§ Source data:
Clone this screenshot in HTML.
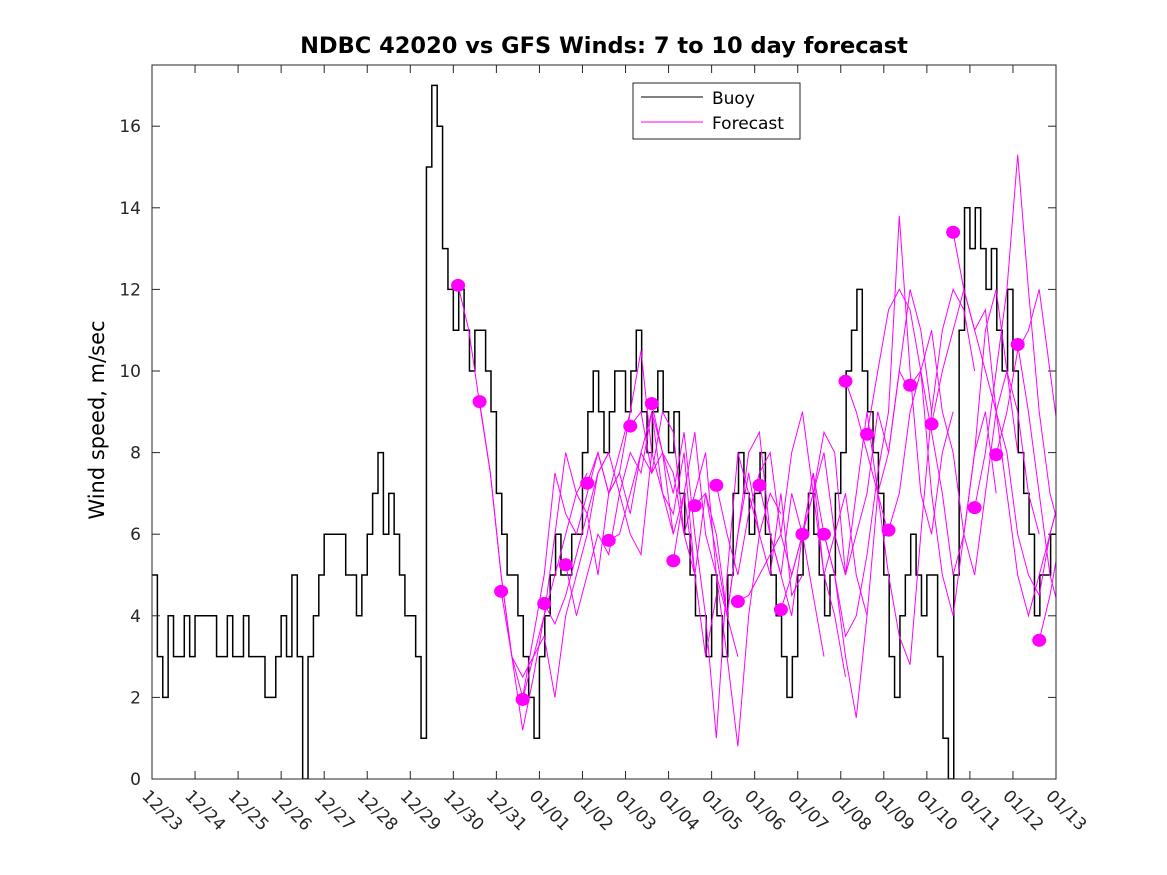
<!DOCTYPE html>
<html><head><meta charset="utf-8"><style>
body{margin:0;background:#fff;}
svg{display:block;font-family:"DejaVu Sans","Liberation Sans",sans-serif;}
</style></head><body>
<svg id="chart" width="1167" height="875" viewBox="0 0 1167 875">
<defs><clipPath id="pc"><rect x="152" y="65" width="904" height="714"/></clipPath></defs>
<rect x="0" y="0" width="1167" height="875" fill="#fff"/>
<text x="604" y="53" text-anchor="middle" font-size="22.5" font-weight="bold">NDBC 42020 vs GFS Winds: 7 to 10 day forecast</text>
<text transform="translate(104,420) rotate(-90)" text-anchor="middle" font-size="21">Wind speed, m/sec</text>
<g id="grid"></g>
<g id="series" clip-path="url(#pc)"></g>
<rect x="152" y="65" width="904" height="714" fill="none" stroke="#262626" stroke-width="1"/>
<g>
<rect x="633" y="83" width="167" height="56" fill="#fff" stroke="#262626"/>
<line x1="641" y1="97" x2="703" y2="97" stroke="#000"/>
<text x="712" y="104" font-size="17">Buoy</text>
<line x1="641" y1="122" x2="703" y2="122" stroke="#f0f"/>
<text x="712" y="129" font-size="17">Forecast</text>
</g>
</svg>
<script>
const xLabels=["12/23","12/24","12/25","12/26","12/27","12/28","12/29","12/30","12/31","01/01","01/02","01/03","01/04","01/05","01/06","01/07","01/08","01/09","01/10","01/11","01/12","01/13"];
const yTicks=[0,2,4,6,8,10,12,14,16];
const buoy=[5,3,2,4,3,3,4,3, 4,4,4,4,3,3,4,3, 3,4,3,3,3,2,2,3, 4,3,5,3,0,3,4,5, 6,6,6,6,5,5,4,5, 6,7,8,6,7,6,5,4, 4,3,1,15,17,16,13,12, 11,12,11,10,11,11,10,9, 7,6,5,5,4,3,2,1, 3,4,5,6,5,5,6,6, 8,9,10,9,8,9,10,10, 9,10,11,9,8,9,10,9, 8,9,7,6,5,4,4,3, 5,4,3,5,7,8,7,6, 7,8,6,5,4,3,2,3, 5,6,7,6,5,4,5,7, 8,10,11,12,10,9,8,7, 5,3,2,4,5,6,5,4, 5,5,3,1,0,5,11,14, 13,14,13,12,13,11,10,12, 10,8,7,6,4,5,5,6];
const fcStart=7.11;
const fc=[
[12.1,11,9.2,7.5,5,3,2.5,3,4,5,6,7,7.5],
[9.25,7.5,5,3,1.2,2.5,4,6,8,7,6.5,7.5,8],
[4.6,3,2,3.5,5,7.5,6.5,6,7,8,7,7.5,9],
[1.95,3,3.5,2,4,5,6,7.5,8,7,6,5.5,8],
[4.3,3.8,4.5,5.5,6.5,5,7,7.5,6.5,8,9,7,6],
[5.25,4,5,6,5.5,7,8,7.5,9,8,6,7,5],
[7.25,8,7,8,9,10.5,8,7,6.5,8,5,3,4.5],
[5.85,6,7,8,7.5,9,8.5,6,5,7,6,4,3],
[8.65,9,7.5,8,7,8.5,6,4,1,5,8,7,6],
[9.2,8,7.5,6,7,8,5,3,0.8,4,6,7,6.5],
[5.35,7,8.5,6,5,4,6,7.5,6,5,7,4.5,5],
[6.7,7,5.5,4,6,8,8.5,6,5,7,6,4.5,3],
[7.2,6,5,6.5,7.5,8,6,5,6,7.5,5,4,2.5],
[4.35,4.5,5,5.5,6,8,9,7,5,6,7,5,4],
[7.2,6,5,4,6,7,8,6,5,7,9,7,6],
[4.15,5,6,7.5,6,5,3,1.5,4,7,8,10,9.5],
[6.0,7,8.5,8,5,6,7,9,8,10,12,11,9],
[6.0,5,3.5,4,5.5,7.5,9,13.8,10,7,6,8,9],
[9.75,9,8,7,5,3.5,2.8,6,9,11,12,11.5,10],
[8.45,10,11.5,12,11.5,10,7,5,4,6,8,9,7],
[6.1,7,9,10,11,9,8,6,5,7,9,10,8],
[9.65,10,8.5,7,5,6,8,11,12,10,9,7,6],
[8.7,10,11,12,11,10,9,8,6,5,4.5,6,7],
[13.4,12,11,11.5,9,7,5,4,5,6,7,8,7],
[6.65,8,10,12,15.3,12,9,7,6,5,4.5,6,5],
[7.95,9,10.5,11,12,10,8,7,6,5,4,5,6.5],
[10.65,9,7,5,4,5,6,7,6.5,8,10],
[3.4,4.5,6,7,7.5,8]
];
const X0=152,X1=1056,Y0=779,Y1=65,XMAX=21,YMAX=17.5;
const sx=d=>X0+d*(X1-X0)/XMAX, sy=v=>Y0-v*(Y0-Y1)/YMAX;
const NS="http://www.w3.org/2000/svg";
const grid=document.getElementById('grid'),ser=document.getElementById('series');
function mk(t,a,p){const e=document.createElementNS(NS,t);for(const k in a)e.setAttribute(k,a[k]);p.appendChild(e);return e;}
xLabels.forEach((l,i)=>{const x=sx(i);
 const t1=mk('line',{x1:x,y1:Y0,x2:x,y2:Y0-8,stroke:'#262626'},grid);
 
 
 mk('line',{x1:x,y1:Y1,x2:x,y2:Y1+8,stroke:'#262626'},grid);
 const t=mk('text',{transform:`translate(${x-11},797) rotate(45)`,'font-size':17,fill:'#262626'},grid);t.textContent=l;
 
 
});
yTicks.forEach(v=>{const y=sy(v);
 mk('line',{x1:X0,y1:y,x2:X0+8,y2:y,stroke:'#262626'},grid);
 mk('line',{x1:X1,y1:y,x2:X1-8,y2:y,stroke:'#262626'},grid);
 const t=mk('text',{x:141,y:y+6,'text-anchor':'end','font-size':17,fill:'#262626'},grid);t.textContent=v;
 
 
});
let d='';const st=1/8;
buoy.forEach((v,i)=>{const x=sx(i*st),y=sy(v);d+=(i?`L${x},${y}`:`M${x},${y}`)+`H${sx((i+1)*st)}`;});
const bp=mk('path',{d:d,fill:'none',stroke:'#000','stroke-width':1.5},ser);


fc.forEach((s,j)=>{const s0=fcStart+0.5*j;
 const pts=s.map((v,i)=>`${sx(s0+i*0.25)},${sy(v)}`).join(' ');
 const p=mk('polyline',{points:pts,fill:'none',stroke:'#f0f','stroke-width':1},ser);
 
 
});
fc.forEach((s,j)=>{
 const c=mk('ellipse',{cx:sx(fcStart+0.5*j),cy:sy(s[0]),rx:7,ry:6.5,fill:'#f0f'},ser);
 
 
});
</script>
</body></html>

§ The request:
All the lines above are to be reproduced exactly, except the pictures.

§ Task output:
Clone this screenshot in HTML.
<!DOCTYPE html>
<html><head><meta charset="utf-8"><style>
body{margin:0;background:#fff;}
svg{display:block;font-family:"DejaVu Sans","Liberation Sans",sans-serif;}
</style></head><body>
<svg id="chart" width="1167" height="875" viewBox="0 0 1167 875">
<defs><clipPath id="pc"><rect x="152" y="65" width="904" height="714"/></clipPath></defs>
<rect x="0" y="0" width="1167" height="875" fill="#fff"/>
<text x="604" y="53" text-anchor="middle" font-size="22.5" font-weight="bold">NDBC 42020 vs GFS Winds: 7 to 10 day forecast</text>
<text transform="translate(104,420) rotate(-90)" text-anchor="middle" font-size="21">Wind speed, m/sec</text>
<g id="grid"></g>
<g id="series" clip-path="url(#pc)"></g>
<rect x="152" y="65" width="904" height="714" fill="none" stroke="#262626" stroke-width="1"/>
<g>
<rect x="633" y="83" width="167" height="56" fill="#fff" stroke="#262626"/>
<line x1="641" y1="97" x2="703" y2="97" stroke="#000"/>
<text x="712" y="104" font-size="17">Buoy</text>
<line x1="641" y1="122" x2="703" y2="122" stroke="#f0f"/>
<text x="712" y="129" font-size="17">Forecast</text>
</g>
</svg>
<script>
const xLabels=["12/23","12/24","12/25","12/26","12/27","12/28","12/29","12/30","12/31","01/01","01/02","01/03","01/04","01/05","01/06","01/07","01/08","01/09","01/10","01/11","01/12","01/13"];
const yTicks=[0,2,4,6,8,10,12,14,16];
const buoy=[5,3,2,4,3,3,4,3, 4,4,4,4,3,3,4,3, 3,4,3,3,3,2,2,3, 4,3,5,3,0,3,4,5, 6,6,6,6,5,5,4,5, 6,7,8,6,7,6,5,4, 4,3,1,15,17,16,13,12, 11,12,11,10,11,11,10,9, 7,6,5,5,4,3,2,1, 3,4,5,6,5,5,6,6, 8,9,10,9,8,9,10,10, 9,10,11,9,8,9,10,9, 8,9,7,6,5,4,4,3, 5,4,3,5,7,8,7,6, 7,8,6,5,4,3,2,3, 5,6,7,6,5,4,5,7, 8,10,11,12,10,9,8,7, 5,3,2,4,5,6,5,4, 5,5,3,1,0,5,11,14, 13,14,13,12,13,11,10,12, 10,8,7,6,4,5,5,6];
const fcStart=7.11;
const fc=[
[12.1,11,9.2,7.5,5,3,2.5,3,4,5,6,7,7.5],
[9.25,7.5,5,3,1.2,2.5,4,6,8,7,6.5,7.5,8],
[4.6,3,2,3.5,5,7.5,6.5,6,7,8,7,7.5,9],
[1.95,3,3.5,2,4,5,6,7.5,8,7,6,5.5,8],
[4.3,3.8,4.5,5.5,6.5,5,7,7.5,6.5,8,9,7,6],
[5.25,4,5,6,5.5,7,8,7.5,9,8,6,7,5],
[7.25,8,7,8,9,10.5,8,7,6.5,8,5,3,4.5],
[5.85,6,7,8,7.5,9,8.5,6,5,7,6,4,3],
[8.65,9,7.5,8,7,8.5,6,4,1,5,8,7,6],
[9.2,8,7.5,6,7,8,5,3,0.8,4,6,7,6.5],
[5.35,7,8.5,6,5,4,6,7.5,6,5,7,4.5,5],
[6.7,7,5.5,4,6,8,8.5,6,5,7,6,4.5,3],
[7.2,6,5,6.5,7.5,8,6,5,6,7.5,5,4,2.5],
[4.35,4.5,5,5.5,6,8,9,7,5,6,7,5,4],
[7.2,6,5,4,6,7,8,6,5,7,9,7,6],
[4.15,5,6,7.5,6,5,3,1.5,4,7,8,10,9.5],
[6.0,7,8.5,8,5,6,7,9,8,10,12,11,9],
[6.0,5,3.5,4,5.5,7.5,9,13.8,10,7,6,8,9],
[9.75,9,8,7,5,3.5,2.8,6,9,11,12,11.5,10],
[8.45,10,11.5,12,11.5,10,7,5,4,6,8,9,7],
[6.1,7,9,10,11,9,8,6,5,7,9,10,8],
[9.65,10,8.5,7,5,6,8,11,12,10,9,7,6],
[8.7,10,11,12,11,10,9,8,6,5,4.5,6,7],
[13.4,12,11,11.5,9,7,5,4,5,6,7,8,7],
[6.65,8,10,12,15.3,12,9,7,6,5,4.5,6,5],
[7.95,9,10.5,11,12,10,8,7,6,5,4,5,6.5],
[10.65,9,7,5,4,5,6,7,6.5,8,10],
[3.4,4.5,6,7,7.5,8]
];
const X0=152,X1=1056,Y0=779,Y1=65,XMAX=21,YMAX=17.5;
const sx=d=>X0+d*(X1-X0)/XMAX, sy=v=>Y0-v*(Y0-Y1)/YMAX;
const NS="http://www.w3.org/2000/svg";
const grid=document.getElementById('grid'),ser=document.getElementById('series');
function mk(t,a,p){const e=document.createElementNS(NS,t);for(const k in a)e.setAttribute(k,a[k]);p.appendChild(e);return e;}
xLabels.forEach((l,i)=>{const x=sx(i);
 const t1=mk('line',{x1:x,y1:Y0,x2:x,y2:Y0-8,stroke:'#262626'},grid);
 
 
 mk('line',{x1:x,y1:Y1,x2:x,y2:Y1+8,stroke:'#262626'},grid);
 const t=mk('text',{transform:`translate(${x-11},797) rotate(45)`,'font-size':17,fill:'#262626'},grid);t.textContent=l;
 
 
});
yTicks.forEach(v=>{const y=sy(v);
 mk('line',{x1:X0,y1:y,x2:X0+8,y2:y,stroke:'#262626'},grid);
 mk('line',{x1:X1,y1:y,x2:X1-8,y2:y,stroke:'#262626'},grid);
 const t=mk('text',{x:141,y:y+6,'text-anchor':'end','font-size':17,fill:'#262626'},grid);t.textContent=v;
 
 
});
let d='';const st=1/8;
buoy.forEach((v,i)=>{const x=sx(i*st),y=sy(v);d+=(i?`L${x},${y}`:`M${x},${y}`)+`H${sx((i+1)*st)}`;});
const bp=mk('path',{d:d,fill:'none',stroke:'#000','stroke-width':1.5},ser);


fc.forEach((s,j)=>{const s0=fcStart+0.5*j;
 const pts=s.map((v,i)=>`${sx(s0+i*0.25)},${sy(v)}`).join(' ');
 const p=mk('polyline',{points:pts,fill:'none',stroke:'#f0f','stroke-width':1},ser);
 
 
});
fc.forEach((s,j)=>{
 const c=mk('ellipse',{cx:sx(fcStart+0.5*j),cy:sy(s[0]),rx:7,ry:6.5,fill:'#f0f'},ser);
 
 
});
</script>
</body></html>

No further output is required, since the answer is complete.